Se lo ve en los regalos por el “día de la madre” y las promociones comerciales alrededor suyo: “Compre su regalo para mamá. Lleve una heladera, una lavadora, un lavavajillas y de regalo, le damos un secador de pelo o una planchita. Hasta en 18 cuotas, porque mamá se lo merece”.
“Y qué?”, “chocolate por la noticia”, “masiado mucho falta para que cambie, no te vaye na a plaguear tanto”, “a vos qué te importa si sos hombre, dejáte na de macanadas!

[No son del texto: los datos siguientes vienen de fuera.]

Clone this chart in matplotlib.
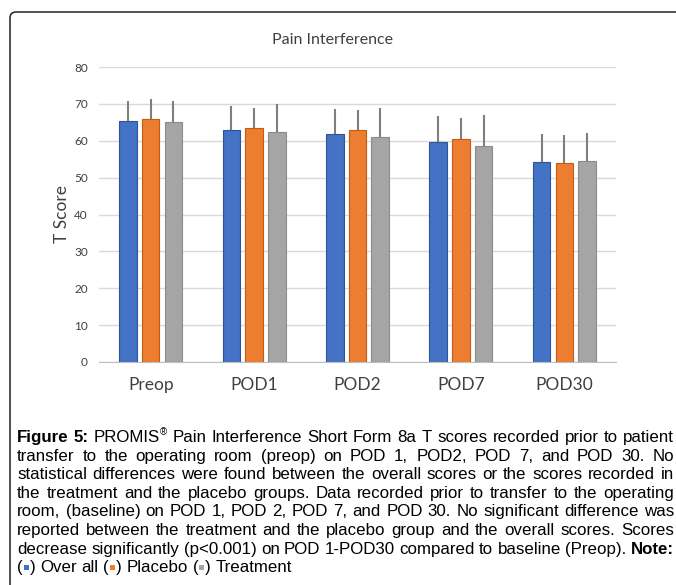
import re
import numpy as np
import matplotlib
matplotlib.use('Agg')
import matplotlib.pyplot as plt
from matplotlib.patches import FancyBboxPatch, Rectangle
from matplotlib.transforms import IdentityTransform

W, H = 676, 585

categories = ['Preop', 'POD1', 'POD2', 'POD7', 'POD30']
overall = [65.4, 63.0, 61.7, 59.6, 54.3]
placebo = [65.8, 63.5, 62.9, 60.6, 54.1]
treatment = [65.2, 62.5, 60.9, 58.7, 54.6]
# only the upper half of the error bars is shown
overall_err = [5.5, 6.4, 7.0, 7.1, 7.6]
placebo_err = [5.5, 5.4, 5.4, 5.7, 7.4]
treatment_err = [5.7, 7.4, 8.0, 8.2, 7.5]
yticks = [0, 10, 20, 30, 40, 50, 60, 70, 80]

# caption, broken as in the figure; *word = bold, ^x = superscript, {b} = colour square
caption_lines = [
    "*Figure *5: PROMIS^® Pain Interference Short Form 8a T scores recorded prior to patient",
    "transfer to the operating room (preop) on POD 1, POD2, POD 7, and POD 30. No",
    "statistical differences were found between the overall scores or the scores recorded in",
    "the treatment and the placebo groups. Data recorded prior to transfer to the operating",
    "room, (baseline) on POD 1, POD 2, POD 7, and POD 30. No significant difference was",
    "reported between the treatment and the placebo group and the overall scores. Scores",
    "decrease significantly (p<0.001) on POD 1-POD30 compared to baseline (Preop). *Note:",
    "({b}) Over all ({o}) Placebo ({g}) Treatment",
]

colors = ['#4472C4', '#ED7D31', '#A5A5A5']
edges = ['#2F5597', '#C55A11', '#8C8C8C']
square_colors = {'b': colors[0], 'o': colors[1], 'g': colors[2]}
txt_col = '#404040'
chart_font = 'Lato'
cap_font = ['Liberation Sans Narrow', 'Liberation Sans', 'DejaVu Sans']

fig = plt.figure(figsize=(W / 100, H / 100), dpi=100)

# frame with rounded corner, running off the right and bottom edges
frame = FancyBboxPatch((10, -20), 720, H - 12 + 20,
                       boxstyle='round,pad=0,rounding_size=6',
                       fc='none', ec='#222222', lw=1.1,
                       transform=IdentityTransform())
fig.add_artist(frame)

ax = fig.add_axes([99 / W, 1 - 362 / H, 517 / W, 295 / H])
x = np.arange(len(categories))
series = [(overall, overall_err), (placebo, placebo_err), (treatment, treatment_err)]
for i, (vals, errs) in enumerate(series):
    ax.bar(x + (i - 1) * 0.22, vals, 0.17, color=colors[i], edgecolor=edges[i], lw=0.8,
           yerr=[np.zeros(len(errs)), errs],
           error_kw=dict(ecolor='#7F7F7F', elinewidth=1.5, capsize=0), zorder=2)

ax.set_xlim(-0.5, 4.5)
ax.set_ylim(0, 80)
ax.set_yticks(yticks)
ax.set_xticks(x)
ax.set_xticklabels(categories, fontsize=12.5, color=txt_col, family=chart_font)
ax.set_yticklabels([str(t) for t in yticks], fontsize=8.5, color=txt_col, family=chart_font)
ax.tick_params(axis='both', length=0)
ax.tick_params(axis='y', pad=8)
ax.tick_params(axis='x', pad=11)
ax.yaxis.grid(True, color='#D9D9D9', lw=1)
ax.set_axisbelow(True)
for s in ['top', 'right', 'left']:
    ax.spines[s].set_visible(False)
ax.spines['bottom'].set_color('#BFBFBF')

fig.text(332 / W, 1 - 40 / H, 'Pain Interference', ha='center', va='center',
         fontsize=11.5, color=txt_col, family=chart_font)
fig.text(62 / W, 1 - 214 / H, 'T Score', ha='center', va='center', rotation=90,
         fontsize=12.5, color=txt_col, family=chart_font)

# caption, justified word by word
renderer = fig.canvas.get_renderer()
fs = 12.2
fs_px = fs * 100 / 72
x_left, x_right = 17, 674
base0, line_h = 442, 18.6


def make_word(word, y):
    bold = word.startswith('*')
    word = word.lstrip('*')
    items = []
    for piece in re.split(r'(\^.|\{[bog]\})', word):
        if not piece:
            continue
        if piece.startswith('{'):
            items.append(('sq', square_colors[piece[1]], 7.0))
            continue
        sup = piece.startswith('^')
        s = piece[1:] if sup else piece
        t = fig.text(0, y + (0.38 * fs_px if sup else 0), s,
                     fontsize=fs * (0.58 if sup else 1), family=cap_font,
                     fontweight='bold' if bold else 'normal', color='black',
                     va='baseline', transform=IdentityTransform())
        w = t.get_window_extent(renderer=renderer).width
        items.append(('t', t, w))
    return items


probe = fig.text(0, 0, 'a a', fontsize=fs, family=cap_font)
probe2 = fig.text(0, 0, 'aa', fontsize=fs, family=cap_font)
space_w = (probe.get_window_extent(renderer=renderer).width
           - probe2.get_window_extent(renderer=renderer).width)
probe.remove()
probe2.remove()

for n, line in enumerate(caption_lines):
    y = H - (base0 + n * line_h)
    words = [make_word(w, y) for w in line.split(' ')]
    widths = [sum(it[2] for it in wd) for wd in words]
    last = n == len(caption_lines) - 1
    if last:
        gap = space_w
    else:
        gap = (x_right - x_left - sum(widths)) / (len(words) - 1)
    cx = x_left
    for wd, ww in zip(words, widths):
        px = cx
        for it in wd:
            if it[0] == 'sq':
                fig.add_artist(Rectangle((px + 1, y + 2.2), 5, 5, fc=it[1], ec='none',
                                         transform=IdentityTransform()))
            else:
                pos = it[1].get_position()
                it[1].set_position((px, pos[1]))
            px += it[2]
        cx += ww + gap

fig.savefig('out.png', dpi=100)
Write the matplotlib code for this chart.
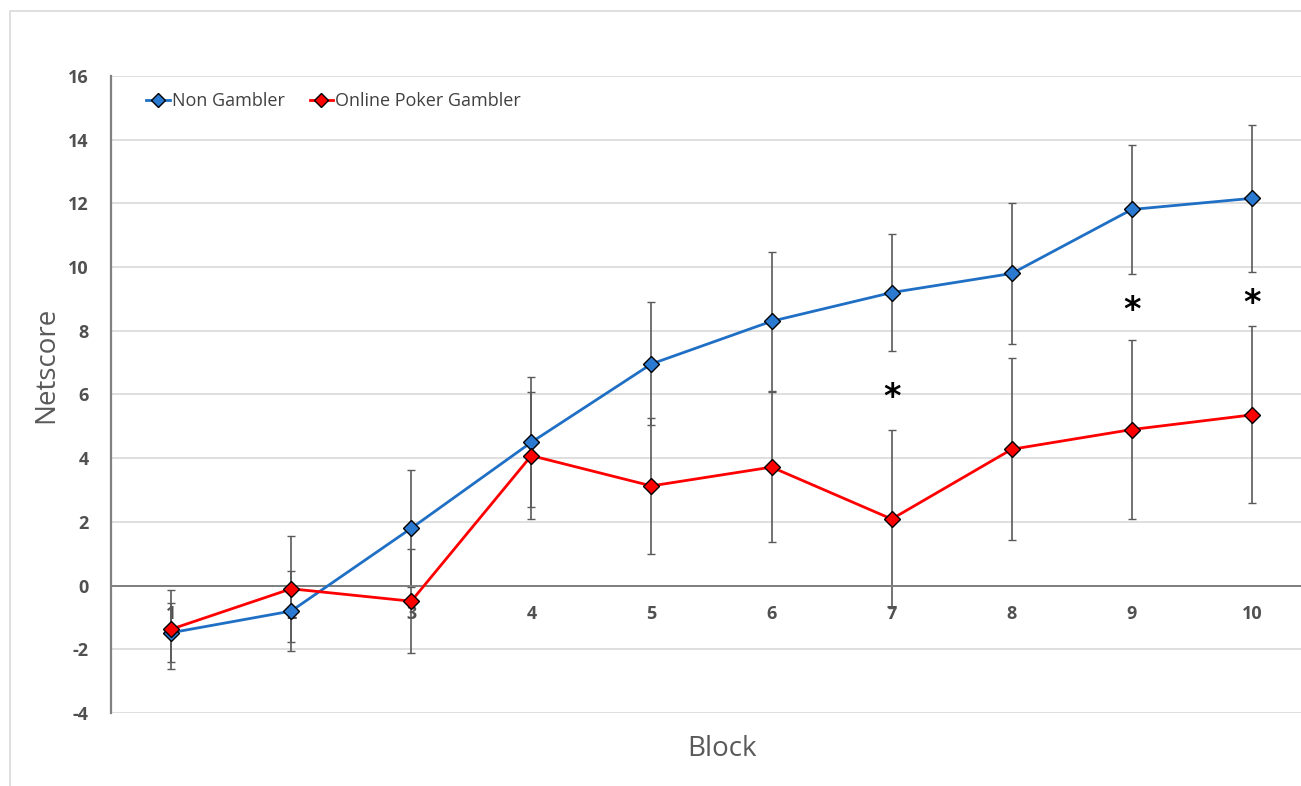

Parecé una de esa feminazi ya” y “Simona Cazala ya tiene ya otra vez arena en la vagina” son sólo algunos de los comentarios que suelo leer en mis redes sociales cuando se me ocurre plantear algo como esto. Las redes sociales virtuales le dan voz a muchas causas importantes… y también a muchos miedos insondables.
Lo bueno de esto es que empezamos a despertar: desandar el camino comienza con algo tan simple como confrontar al prejuicio allí donde lo encuentres, ya sea en la ronda de Pilsen, en la conversa con los hijos, en las reuniones familiares con los sobrinos, hermanos, tíos y abuelos. Allí, en donde es más difícil, es en donde más necesitamos aliados y aliadas. A puertas cerradas es en donde nace el prejuicio. Sumando nuestras voces, en nuestros espacios pequeños, le iremos restando espacio al miedo, al prejuicio, al machismo y a su hermana: la homofobia.
Y así, el día de mañana, se me ocurre que voy a pasar por una ronda de Pilsen en una vereda de Sajonia y voy a escuchar “Nde Nelson, que mbareté que ese tu hijo es, le ayuda a su mamá en la casa y estudia encima. Ivalé nde ra’y che ra’a”.
Y Nelson, orgulloso, va a brindar por Mario, todo un kuña’i.